Nanotechnology is concerned with materials at the very small scale of between one and 100 nanometres. A nanometre is a billionth (it can alternatively be rendered as a thousand millionth) of a metre. It is a multidisciplinary research area.

"Research and development at the nano centre supports the manufacturing of bulk materials with improved properties, such as plastics, that are able to tolerate very high and low temperatures and plastics that possess fire retardant properties or high resistance to tearing," highlighted NCNSM manager and CSIR chief researcher Professor Suprakas Sinha Ray. "This includes development of detection devices that use nanomaterials capable of detecting gases at parts-per-million levels with greater sensitivity and accuracy."

Nanomaterials can have unique properties -- chemical, mechanical, optical and physical -- that can be exploited to create new materials for various applications.
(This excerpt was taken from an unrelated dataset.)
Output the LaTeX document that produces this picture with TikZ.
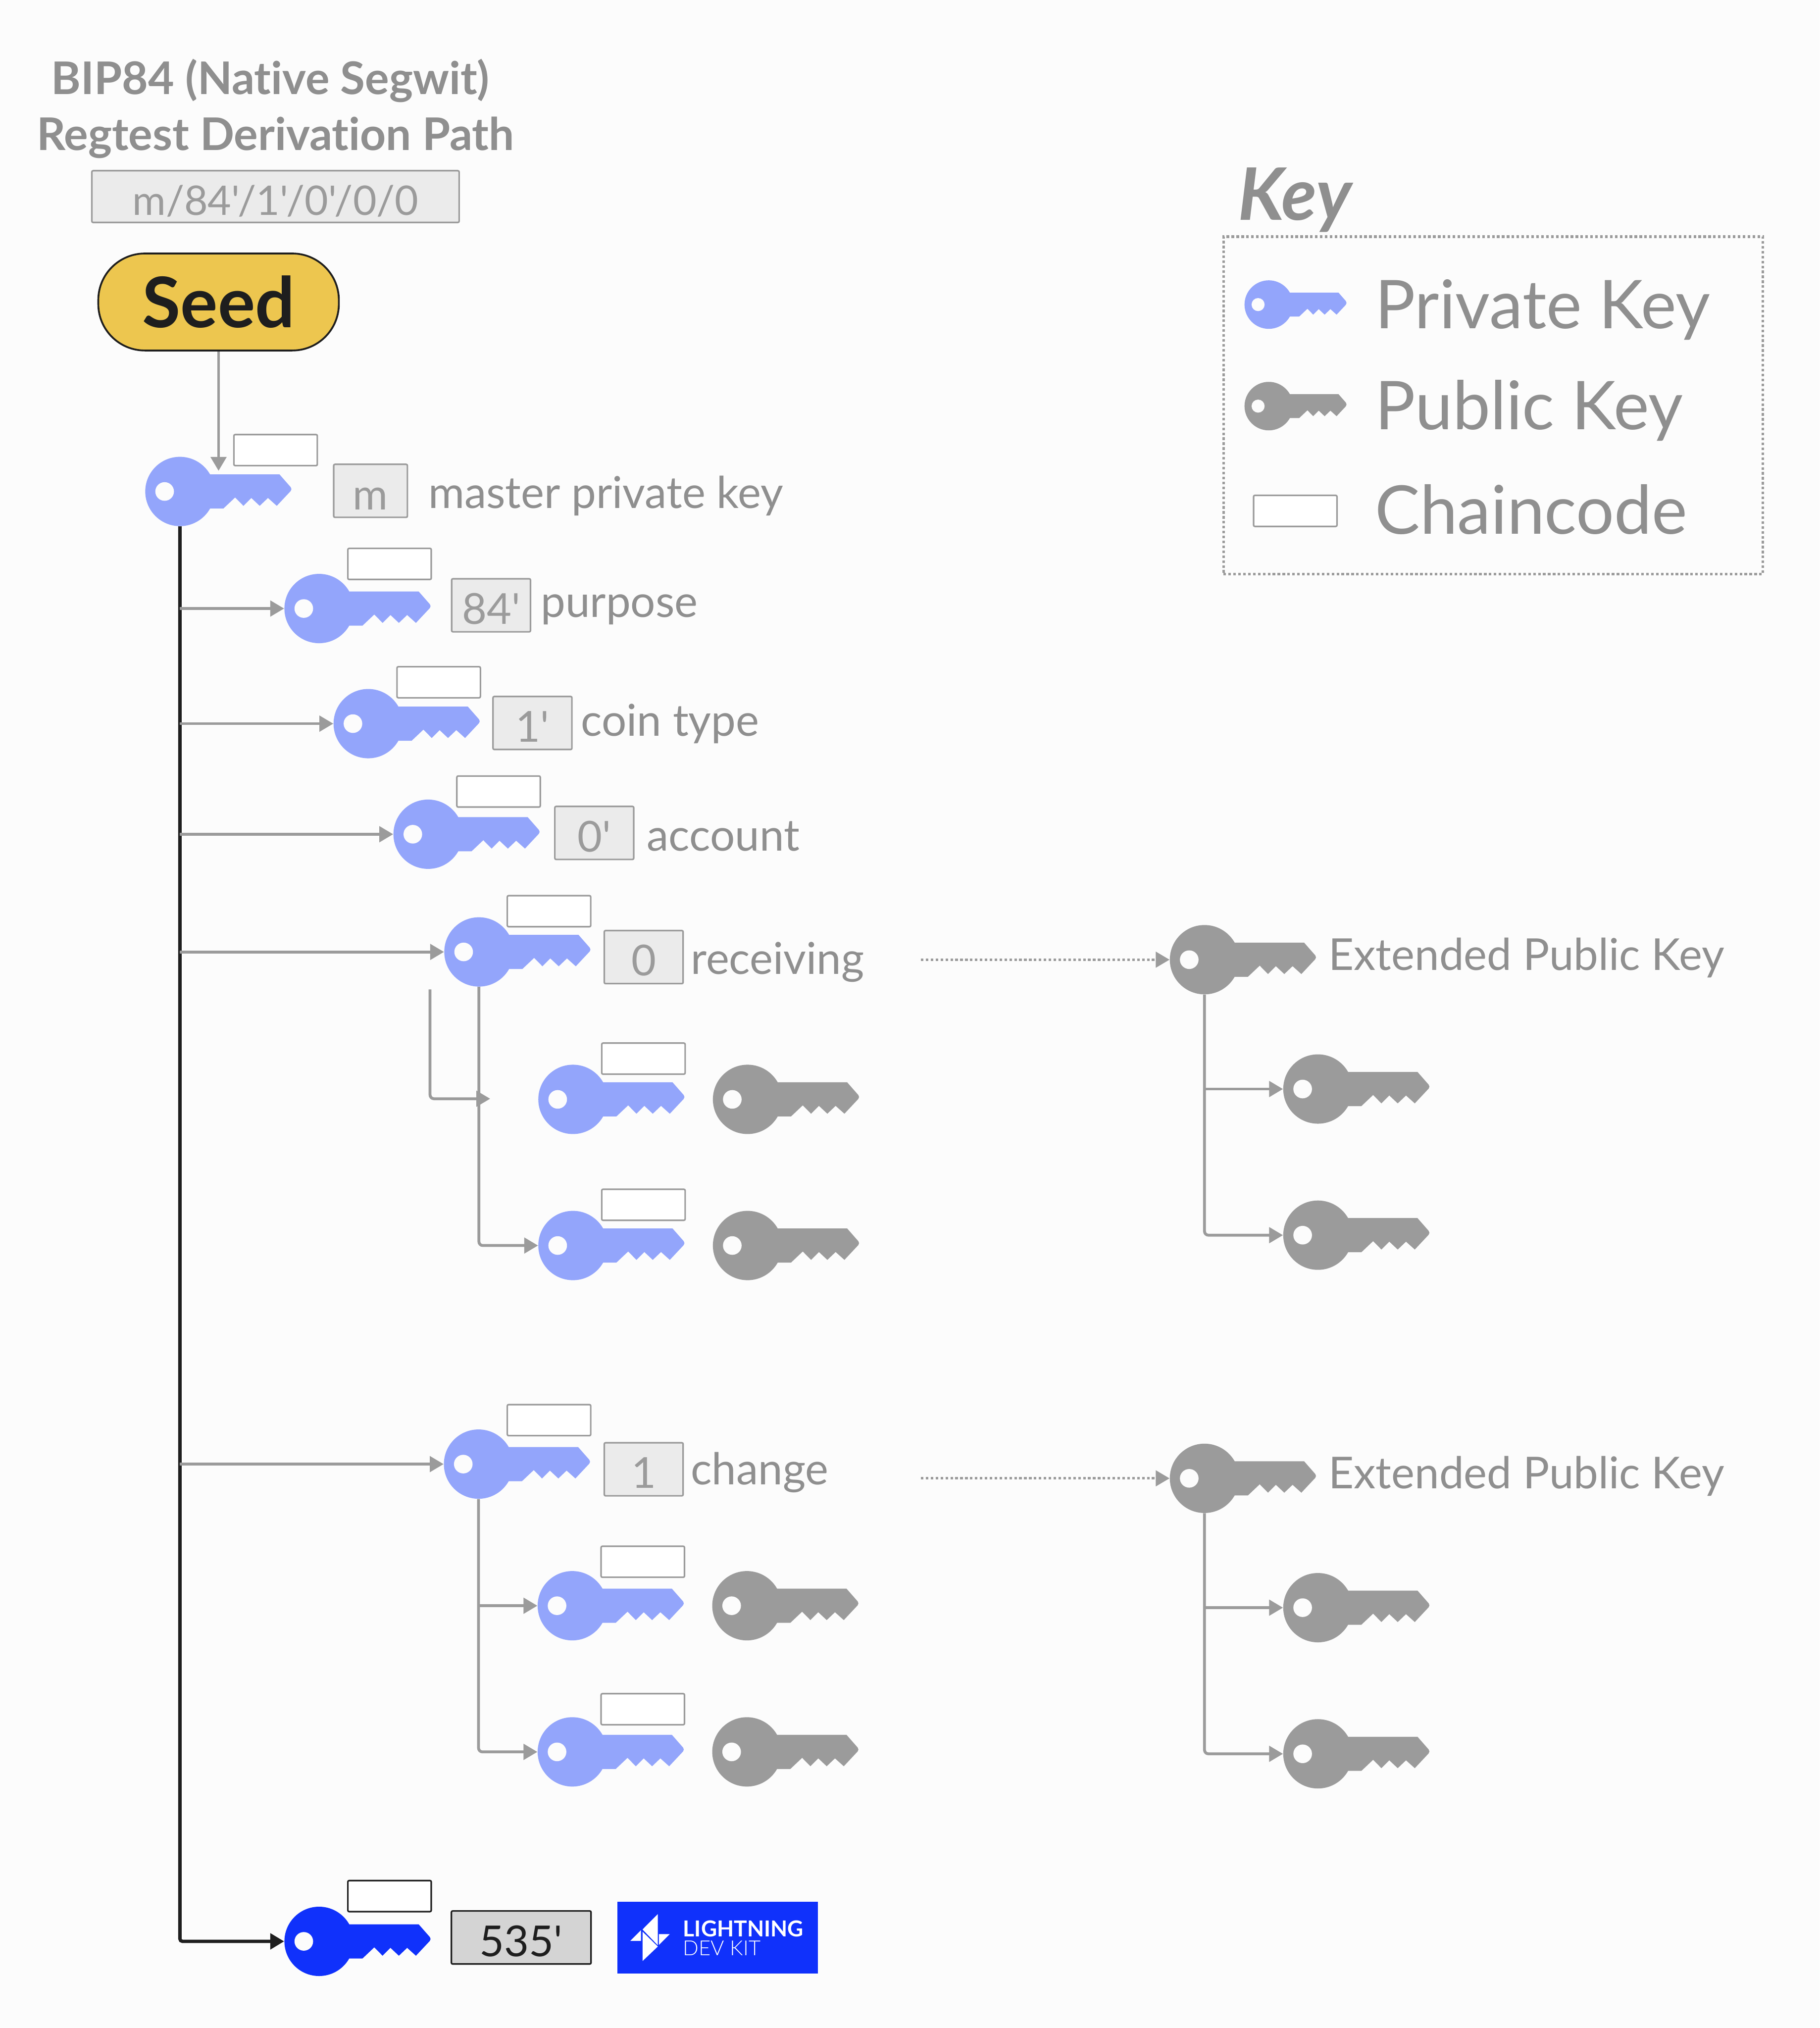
\documentclass[tikz,border=0pt]{standalone}
\usepackage{fontspec}
\setmainfont{Lato}[Ligatures=NoCommon]
\newfontfamily\stepfont{Lato}[Ligatures=NoCommon]
\newfontfamily\lightfont{Lato Light}
\usepackage{tikz}
\usetikzlibrary{calc,arrows.meta,positioning}
\definecolor{bg-page}{HTML}{FCFCFC}
\definecolor{key-priv}{HTML}{93A5FB}
\definecolor{key-pub}{HTML}{9B9B9B}
\definecolor{key-ldk}{HTML}{1031FB}
\definecolor{link-grey}{HTML}{9B9B9B}
\definecolor{text-grey}{HTML}{8F8F8F}
\definecolor{box-grey}{HTML}{EBEBEB}
\definecolor{box-dark}{HTML}{D4D4D4}
\definecolor{seed-gold}{HTML}{EDC64F}
\definecolor{ink}{HTML}{1E1E1E}

\begin{document}
\begin{tikzpicture}[x=1pt, y=-1pt,
    pics/keyshape/.style={code={
        \node[circle, fill=#1, minimum size=53.6pt, inner sep=0pt, transform shape] (-head) at (0,0) {};
        \fill[#1] (20,-13.2) -- (77,-13.2) [rounded corners=2pt] -- (87,-1.8) [sharp corners] -- (74.9,11.1) -- (68.1,5) -- (61.7,11.1)
            -- (55.2,5) -- (49.1,11.1) -- (42.7,4.6) -- (33.6,13.2) -- (20,13.2) -- cycle;
        \fill[bg-page] (-11.8,0) circle[radius=7.2];
    }},
    chainbox/.style={draw=link-grey, fill=white, line width=1.2pt, rounded corners=1pt, minimum width=64.5pt, minimum height=24pt, inner sep=0pt},
    stepbox/.style={draw=link-grey, fill=box-grey, line width=1.2pt, rounded corners=1pt, inner sep=0pt, text=link-grey, font=\stepfont\fontsize{33}{33}\selectfont, text height=29pt, text depth=0pt, minimum width=61pt, minimum height=41pt},
    keytext/.style={text=text-grey, inner sep=0pt, anchor=base west, font=\fontsize{34}{34}\selectfont},
    legendtext/.style={text=text-grey, inner sep=0pt, anchor=base west, font=\fontsize{52}{52}\selectfont},
    titletext/.style={text=text-grey, inner sep=0pt, anchor=base, font=\bfseries\fontsize{34.8}{34.8}\selectfont},
    branch/.style={draw=link-grey, line width=2.2pt, rounded corners=3pt, -{Triangle[length=10.7pt,width=12pt]}},
    trunk/.style={draw=ink, line width=2.6pt, rounded corners=2pt, -{Triangle[length=10.7pt,width=12pt]}},
    dotlink/.style={draw=link-grey, line width=2pt, dash pattern=on 2pt off 1.8pt, -{Triangle[length=10.7pt,width=12pt]}},
]
    \useasboundingbox (0,0) rectangle (1407,1568);
    \fill[bg-page] (0,0) rectangle (1407,1568);

    % heading
    \node[titletext] (title1) at (209,73) {BIP84 (Native Segwit)};
    \node[titletext] (title2) at (213,116) {Regtest Derivation Path};
    \node[stepbox, minimum width=284pt, minimum height=40pt, font=\stepfont\fontsize{31.5}{31.5}\selectfont] (path) at (213,152) {m/84'/1'/0'/0/0};
    \node[draw=ink, fill=seed-gold, line width=1.4pt, rounded corners=36pt, minimum width=186pt, minimum height=75pt, inner sep=0pt, text=ink, font=\bfseries\fontsize{54}{54}\selectfont] (seed) at (169,233.5) {Seed};

    % private keys on the main path
    \pic (mk) at (139.1,380) {keyshape=key-priv};
    \pic (pk) at (246.7,470.5) {keyshape=key-priv};
    \pic (ck) at (284.7,559.5) {keyshape=key-priv};
    \pic (ak) at (331,645) {keyshape=key-priv};
    \pic (rk) at (370.3,736) {keyshape=key-priv};
    \pic (sk) at (370,1132) {keyshape=key-priv};
    \pic (lk) at (246.7,1501) {keyshape=key-ldk};

    % receiving children
    \pic (r1) at (443,850) {keyshape=key-priv};
    \pic (r2) at (443,963) {keyshape=key-priv};
    \pic (r1p) at (578,850) {keyshape=key-pub};
    \pic (r2p) at (578,963) {keyshape=key-pub};

    % change children
    \pic (s1) at (442.5,1241.5) {keyshape=key-priv};
    \pic (s2) at (442.5,1354.5) {keyshape=key-priv};
    \pic (s1p) at (577.5,1241.5) {keyshape=key-pub};
    \pic (s2p) at (577.5,1354.5) {keyshape=key-pub};

    % extended public keys
    \pic (xr) at (931.3,742) {keyshape=key-pub};
    \pic (xr1) at (1019,842) {keyshape=key-pub};
    \pic (xr2) at (1019,955) {keyshape=key-pub};
    \pic (xs) at (931.3,1143) {keyshape=key-pub};
    \pic (xs1) at (1019,1243) {keyshape=key-pub};
    \pic (xs2) at (1019,1356) {keyshape=key-pub};

    % chaincodes
    \node[chainbox] (mc) at ($(mk-head)+(74,-32)$) {};
    \node[chainbox] (pc) at ($(pk-head)+(54.5,-34.5)$) {};
    \node[chainbox] (cc) at ($(ck-head)+(54.5,-32)$) {};
    \node[chainbox] (ac) at ($(ak-head)+(54.5,-33)$) {};
    \node[chainbox] (rc) at ($(rk-head)+(54.2,-31.5)$) {};
    \node[chainbox] (sc) at ($(sk-head)+(54.5,-34)$) {};
    \node[chainbox] (r1c) at ($(r1-head)+(54.5,-31.5)$) {};
    \node[chainbox] (r2c) at ($(r2-head)+(54.5,-31.5)$) {};
    \node[chainbox] (s1c) at ($(s1-head)+(54.5,-34)$) {};
    \node[chainbox] (s2c) at ($(s2-head)+(54.5,-33)$) {};
    \node[chainbox, draw=ink] (lc) at ($(lk-head)+(54.5,-35)$) {};

    % path steps and their names
    \node[stepbox, minimum width=57pt] (mstep) at (286.5,379.5) {m};
    \node[stepbox] (pstep) at (379.7,468) {84'};
    \node[stepbox] (cstep) at (411.7,559) {1'};
    \node[stepbox] (astep) at (459.5,644) {0'};
    \node[stepbox] (rstep) at (497.7,740) {0};
    \node[stepbox] (sstep) at (497.7,1136) {1};
    \node[stepbox, draw=ink, fill=box-dark, text=ink, minimum width=108pt] (lstep) at (403,1498) {535'};
    \node[keytext] (mname) at (331,393) {master private key};
    \node[keytext] (pname) at (418,477) {purpose};
    \node[keytext] (cname) at (449,569) {coin type};
    \node[keytext] (aname) at (500,658) {account};
    \node[keytext] (rname) at (534,753) {receiving};
    \node[keytext] (sname) at (534,1148) {change};
    \node[keytext] (xrname) at (1027,750) {Extended Public Key};
    \node[keytext] (xsname) at (1027,1151) {Extended Public Key};

    % connectors
    \coordinate (mtip) at (169,364);
    \draw[branch] (seed) -- (mtip);
    \draw[trunk] (mk-head) |- (lk-head);
    \draw[branch] (mk-head |- pk-head) -- (pk-head);
    \draw[branch] (mk-head |- ck-head) -- (ck-head);
    \draw[branch] (mk-head |- ak-head) -- (ak-head);
    \draw[branch] (mk-head |- rk-head) -- (rk-head);
    \draw[branch] (mk-head |- sk-head) -- (sk-head);
    \coordinate (rstart) at (332.5,765);
    \coordinate (rmid) at (379,849.5);
    \draw[branch] (rstart) |- (rmid);
    \draw[branch] (rk-head) |- (r2-head);
    \draw[branch] (sk-head) |- (s2-head);
    \draw[branch] (sk-head |- s1-head) -- (s1-head);
    \draw[branch] (xr-head) |- (xr2-head);
    \draw[branch] (xr-head |- xr1-head) -- (xr1-head);
    \draw[branch] (xs-head) |- (xs2-head);
    \draw[branch] (xs-head |- xs1-head) -- (xs1-head);
    \coordinate (xrstart) at (712,742);
    \coordinate (xsstart) at (712,1143);
    \draw[dotlink] (xrstart) -- (xr-head);
    \draw[dotlink] (xsstart) -- (xs-head);

    % legend
    \node[text=text-grey, inner sep=0pt, anchor=base west, font=\bfseries\itshape\fontsize{56}{56}\selectfont] (legendtitle) at (957,170) {Key};
    \node[draw=link-grey, line width=2pt, dash pattern=on 2pt off 1.8pt, minimum width=417pt, minimum height=261pt, inner sep=0pt] (legend) at (1154.5,313.5) {};
    \pic[scale=.7] (legpriv) at (981,235.5) {keyshape=key-priv};
    \pic[scale=.7] (legpub) at (981,314) {keyshape=key-pub};
    \node[chainbox] (legchain) at (1001.5,395) {};
    \node[legendtext] (legprivname) at (1063,254) {Private Key};
    \node[legendtext] (legpubname) at (1063,332) {Public Key};
    \node[legendtext] (legchainname) at (1063,413) {Chaincode};

    % logo
    \node[fill=key-ldk, minimum width=155pt, minimum height=55.5pt, inner sep=0pt] (logo) at (555,1498) {};
    \fill[white] (508.6,1479.9) -- (508.6,1504) -- (496.8,1491.8) -- cycle;
    \fill[white] (509.5,1495.4) -- (517.8,1495.4) -- (509.5,1503.7) -- cycle;
    \fill[white] (495.6,1492.4) -- (487.3,1500.7) -- (495.6,1500.7) -- cycle;
    \fill[white] (496.8,1493.5) -- (508.6,1505) -- (496.8,1516.2) -- cycle;
    \node[text=white, inner sep=0pt, anchor=base west, font=\bfseries\fontsize{17}{17}\selectfont] (logotop) at (528,1497.5) {LIGHTNING};
    \node[text=white, inner sep=0pt, anchor=base west, font=\lightfont\fontsize{16}{16}\selectfont] (logobottom) at (528,1512) {DEV KIT};
\end{tikzpicture}
\end{document}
To enable local research in the field, the centre has been well equipped with state-of-the-art scaling up, polymer processing, characterisation and testing facilities. These have been funded by the Department of Science and Technology.

In 2015 the Nanomaterials Industrial Development Facility (NIDF) was established within the NCNSM. The purpose of the NIDF is to help scientists, technologists and engineers to close the gap between the development of materials and their commercialisation. It assists other research agencies, industry and small, medium-sized and microenterprises in developing and scaling-up new nanomaterials.

Currently, it is focused on employing nanotechnology as a key element in the development of cosmetics, polymer and other chemical-related products. The intent is that such developments, assisting local businesses, will result in the creation of new jobs.

The NCNSM already has a number of achievements to its credit. It has developed a prototype breath analyser which detects diabetes without needing a blood test. It has established new nano research areas by setting up water and catalysis research groups. And it has created a polymer processing laboratory to test and evaluate industrial nanomaterial samples.

The centre has also trained more than 130 postdoctoral fellows, PhDs, and Masters students. This figure includes interns. Scientific articles written by staff at the NCNSM have been cited more than 8 000 times by researchers in other institutions, around the world. In 2015, Ray was listed as one of the world's top 1% of influential and high impact scientists in his field.